17 Feb 2017: First revision EOMA68-RK3288 CPU Card PCB assembled

The components have all been placed onto 5 PCBs, with the exception of the RK3288, RAM ICs and eMMC. Two of the PCBs have been fully assembled with an RK3288 and the 4 DDR3 RAM ICs. The first PCB was not successful in being recognised on the USB-OTG bus. Power was all okay, but there was no activity on either the eMMC or MicroSD clock line during power-up, and the USB-OTG was not responding. Turns out that the OTG port was mis-labelled as the 2nd USB (Host) and vice-versa, so tomorrow's task will be to try using the correct port before proceeding further. Also the PCMCIA break-out board arrived so it has been possible to test using that.

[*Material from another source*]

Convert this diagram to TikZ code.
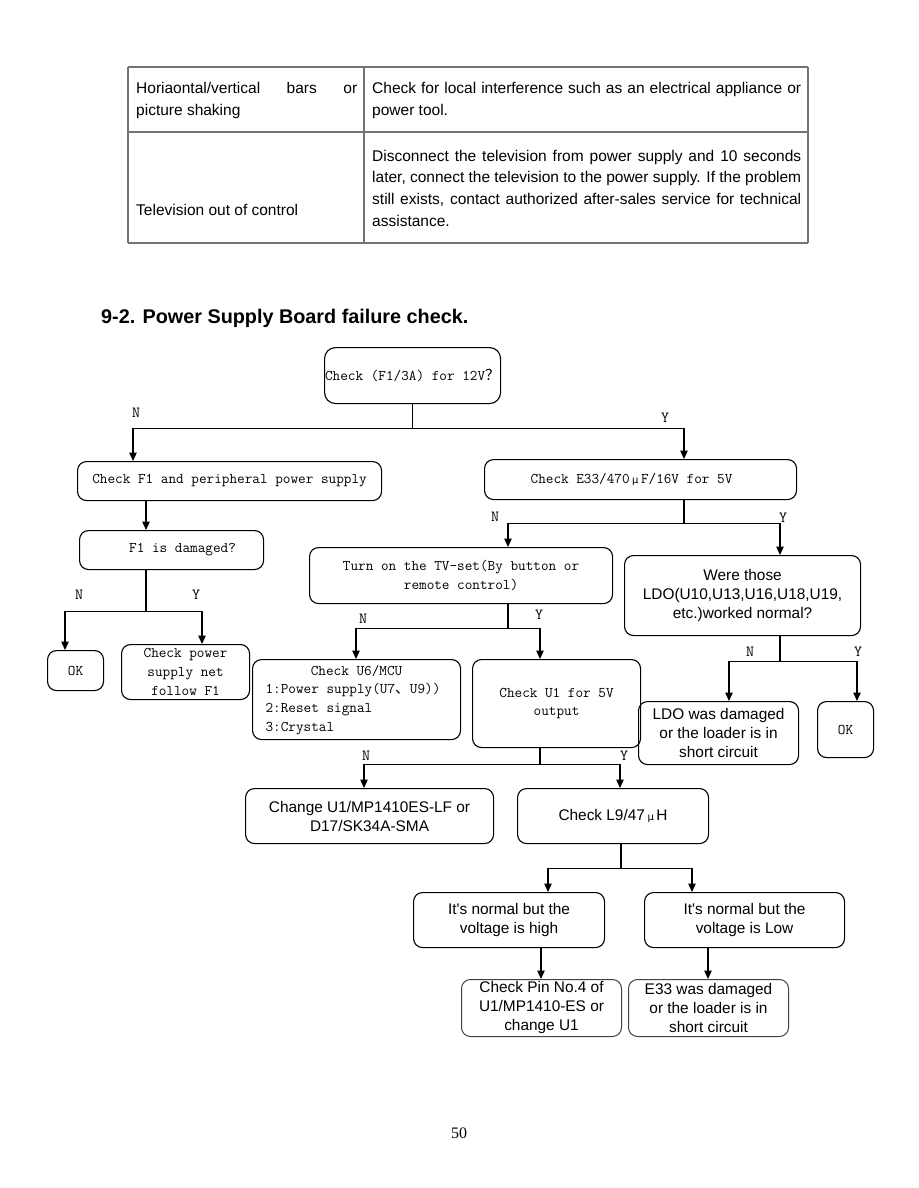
\documentclass[tikz,border=0pt]{standalone}
\usepackage{fontspec}
\usetikzlibrary{arrows.meta}
\newfontfamily\arial{Liberation Sans}
\newfontfamily\tnr{Liberation Serif}
\newfontfamily\cjk{Noto Sans CJK SC}
\newfontfamily\dvs{DejaVu Sans}
\newcommand\mufw{{\dvs\fontsize{10}{10}\selectfont μ}}
\begin{document}
\begin{tikzpicture}[x=1pt,y=-1pt,
  box/.style={draw, line width=1.1pt, rounded corners=9pt, anchor=north west, inner sep=0pt, align=center},
  mono/.style={font=\ttfamily\fontsize{14.8}{18.7}\selectfont},
  sans/.style={font=\arial\fontsize{15.4}{19}\selectfont},
  lbox/.style={box, draw=black!75, line width=1pt},
  arr/.style={line width=1.2pt, -{Triangle[length=8.5pt,width=7.5pt]}},
  ln/.style={line width=1.2pt},
  yn/.style={font=\ttfamily\fontsize{15.5}{15.5}\selectfont, inner sep=0pt},
  tline/.style={draw=black!55, line width=1.2pt},
  tcell/.style={anchor=base west, inner sep=0pt, font=\arial\fontsize{15.5}{21.7}\selectfont}]
\useasboundingbox[fill=white] (0,0) rectangle (918,1188);

% ---------- table ----------
\draw[tline, line width=1.8pt] (128,67) -- (808,67);
\draw[tline] (128,132) -- (808,132);
\draw[tline, line width=1.6pt] (128,243) -- (808,243);
\draw[tline] (128,67) -- (128,243);
\draw[tline] (364,67) -- (364,243);
\draw[tline] (808,67) -- (808,243);
\node[tcell] (t11) at (136,94) {\parbox[t]{221pt}{\makebox[221pt][s]{Horiaontal/vertical bars or}\\picture shaking}};
\node[tcell] (t12) at (372,94) {\parbox[t]{429pt}{\makebox[429pt][s]{Check for local interference such as an electrical appliance or}\\power tool.}};
\node[tcell] (t21) at (136,215) {Television out of control};
\node[tcell] (t22) at (372,161) {\parbox[t]{429pt}{\makebox[429pt][s]{Disconnect the television from power supply and 10 seconds}\\\makebox[429pt][s]{later, connect the television to the power supply. If the problem}\\\makebox[429pt][s]{still exists, contact authorized after-sales service for technical}\\assistance.}};

% ---------- title ----------
\node[anchor=base west, inner sep=0pt, font=\arial\bfseries\fontsize{19.8}{22}\selectfont] (title) at (101,323) {9-2. Power Supply Board failure check.};

% ---------- boxes ----------
\node[box, mono, minimum width=176pt, minimum height=56pt, rounded corners=11pt] (A) at (324,347) {Check (F1/3A) for 12V{\cjk ？}};
\node[box, mono, minimum width=304pt, minimum height=39pt] (B) at (77,461) {Check F1 and peripheral power supply};
\node[box, mono, minimum width=312pt, minimum height=40pt] (C) at (484,459) {Check E33/470\,\mufw\,F/16V for 5V\hspace*{18pt}};
\node[box, mono, minimum width=184pt, minimum height=39pt] (D) at (79,530) {\hspace*{22pt}F1 is damaged?};
\node[box, mono, minimum width=56pt, minimum height=40pt] (E) at (47,650) {OK};
\node[box, mono, minimum width=128pt, minimum height=55pt] (F) at (121,644) {Check power\\supply net\\follow F1};
\node[box, mono, minimum width=303pt, minimum height=56pt] (G) at (309,547) {Turn on the TV-set(By button or\\remote control)};
\node[box, sans, minimum width=236pt, minimum height=80pt] (H) at (624,555) {\raisebox{8pt}{\begin{tabular}{@{}c@{}}Were those\\LDO(U10,U13,U16,U18,U19,\\etc.)worked normal?\end{tabular}}};
\node[box, mono, minimum width=208pt, minimum height=80pt] (I) at (252,659) {\begin{tabular}{@{}l@{}}\makebox[182pt]{Check U6/MCU}\\1:Power supply(U7{\cjk 、}U9))\\2:Reset signal\\3:Crystal\end{tabular}};
\node[box, mono, minimum width=168pt, minimum height=88pt] (J) at (472,659) {Check U1 for 5V\\output};
\node[box, sans, minimum width=160pt, minimum height=63pt] (K) at (638,701) {LDO was damaged\\or the loader is in\\short circuit};
\node[box, mono, minimum width=56pt, minimum height=56pt] (L) at (817,701) {OK};
\node[box, sans, minimum width=248pt, minimum height=55pt] (M) at (245,788) {Change U1/MP1410ES-LF or\\D17/SK34A-SMA};
\node[box, sans, minimum width=191pt, minimum height=55pt] (Nn) at (517,788) {Check L9/47\,\mufw\,H};
\node[box, sans, minimum width=191pt, minimum height=55pt] (O) at (413,892) {It's normal but the\\voltage is high};
\node[box, sans, minimum width=200pt, minimum height=55pt] (P) at (644,892) {It's normal but the\\voltage is Low};
\node[lbox, sans, minimum width=160pt, minimum height=57pt] (Q) at (461,979) {Check Pin No.4 of\\U1/MP1410-ES or\\change U1};
\node[lbox, sans, minimum width=160pt, minimum height=57pt] (R) at (628,979) {E33 was damaged\\or the loader is in\\short circuit};

% ---------- connectors ----------
\path (A.south) ++(0,24) coordinate (jA);
\draw[ln] (A.south) -- (jA);
\draw[arr] (jA) -| ([xshift=56pt]B.north west);
\draw[arr] (jA) -| ([xshift=200pt]C.north west);
\node[yn] (nA) at (136,413) {N};
\node[yn] (yA) at (665,418) {Y};

\coordinate (b1) at ([xshift=69pt]B.south west);
\draw[arr] (b1) -- (b1 |- D.north);

\coordinate (d1) at ([xshift=67pt]D.south west);
\path (d1) ++(0,41) coordinate (jD);
\draw[ln] (d1) -- (jD);
\draw[arr] (jD) -| ([xshift=18pt]E.north west);
\draw[arr] (jD) -| ([xshift=81pt]F.north west);
\node[yn] (nD) at (79,595) {N};
\node[yn] (yD) at (196,595) {Y};

\coordinate (c1) at ([xshift=200pt]C.south west);
\path (c1) ++(0,23) coordinate (jC);
\draw[ln] (c1) -- (jC);
\draw[arr] (jC) -| ([xshift=199pt]G.north west);
\draw[arr] (jC) -| ([xshift=156pt]H.north west);
\node[yn] (nC) at (495,517) {N};
\node[yn] (yC) at (783,518) {Y};

\coordinate (g1) at ([xshift=199pt]G.south west);
\path (g1) ++(0,24) coordinate (jG);
\draw[ln] (g1) -- (jG);
\draw[arr] (jG) -| ([xshift=104pt]I.north west);
\draw[arr] (jG) -| ([xshift=68pt]J.north west);
\node[yn] (nG) at (363,619) {N};
\node[yn] (yG) at (539,615) {Y};

\coordinate (h1) at ([xshift=156pt]H.south west);
\path (h1) ++(0,25) coordinate (jH);
\draw[ln] (h1) -- (jH);
\draw[arr] (jH) -| ([xshift=91pt]K.north west);
\draw[arr] (jH) -| ([xshift=40pt]L.north west);
\node[yn] (nH) at (750,652) {N};
\node[yn] (yH) at (858,652) {Y};

\coordinate (jj1) at ([xshift=68pt]J.south west);
\path (jj1) ++(0,16) coordinate (jJ);
\draw[ln] (jj1) -- (jJ);
\draw[arr] (jJ) -| ([xshift=119pt]M.north west);
\draw[arr] (jJ) -| ([xshift=103pt]Nn.north west);
\node[yn] (nJ) at (366,756) {N};
\node[yn] (yJ) at (624,756) {Y};

\coordinate (n1) at ([xshift=104pt]Nn.south west);
\path (n1) ++(0,24) coordinate (jN);
\draw[ln] (n1) -- (jN);
\draw[arr] (jN) -| ([xshift=135pt]O.north west);
\draw[arr] (jN) -| ([xshift=48pt]P.north west);

\coordinate (o1) at ([xshift=128pt]O.south west);
\draw[arr] (o1) -- (o1 |- Q.north);
\coordinate (p1) at ([xshift=64pt]P.south west);
\draw[arr] (p1) -- (p1 |- R.north);

% ---------- page number ----------
\node[inner sep=0pt, font=\tnr\fontsize{16}{16}\selectfont] (page) at (459,1133) {50};
\end{tikzpicture}
\end{document}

Assembling these PCBs has been exciting as it's been done entirely using equipment in Taiwan in a "home office" environment. A small commercial pick-and-place machine was used, which is due to be replaced by an OpenPNP design. The cost of 10 8-layer PCBs here in Taiwan was only $USD 600, which is about 20% less than the cost in China. Amaazingly, using a small IR oven, the 600-pin 0.6mm pitch BGA RK3288 IC was successfully soldered on. Even the tiny 20-pin 0.5mm pitch 1.8mm x 2.0mm 3A PMICs were successful. It is a fascinating process to watch and experience. Photos to be included in this update, later.

19Feb2017: first board, memory isn't initialising at full speed: setting DDR3 clock rate down to 200mhz successfully completes DDR3 initialisation: moving on to mmc initialisation that fails spuriously which generally indicates memory unreliability. attempting the bootup with a second board.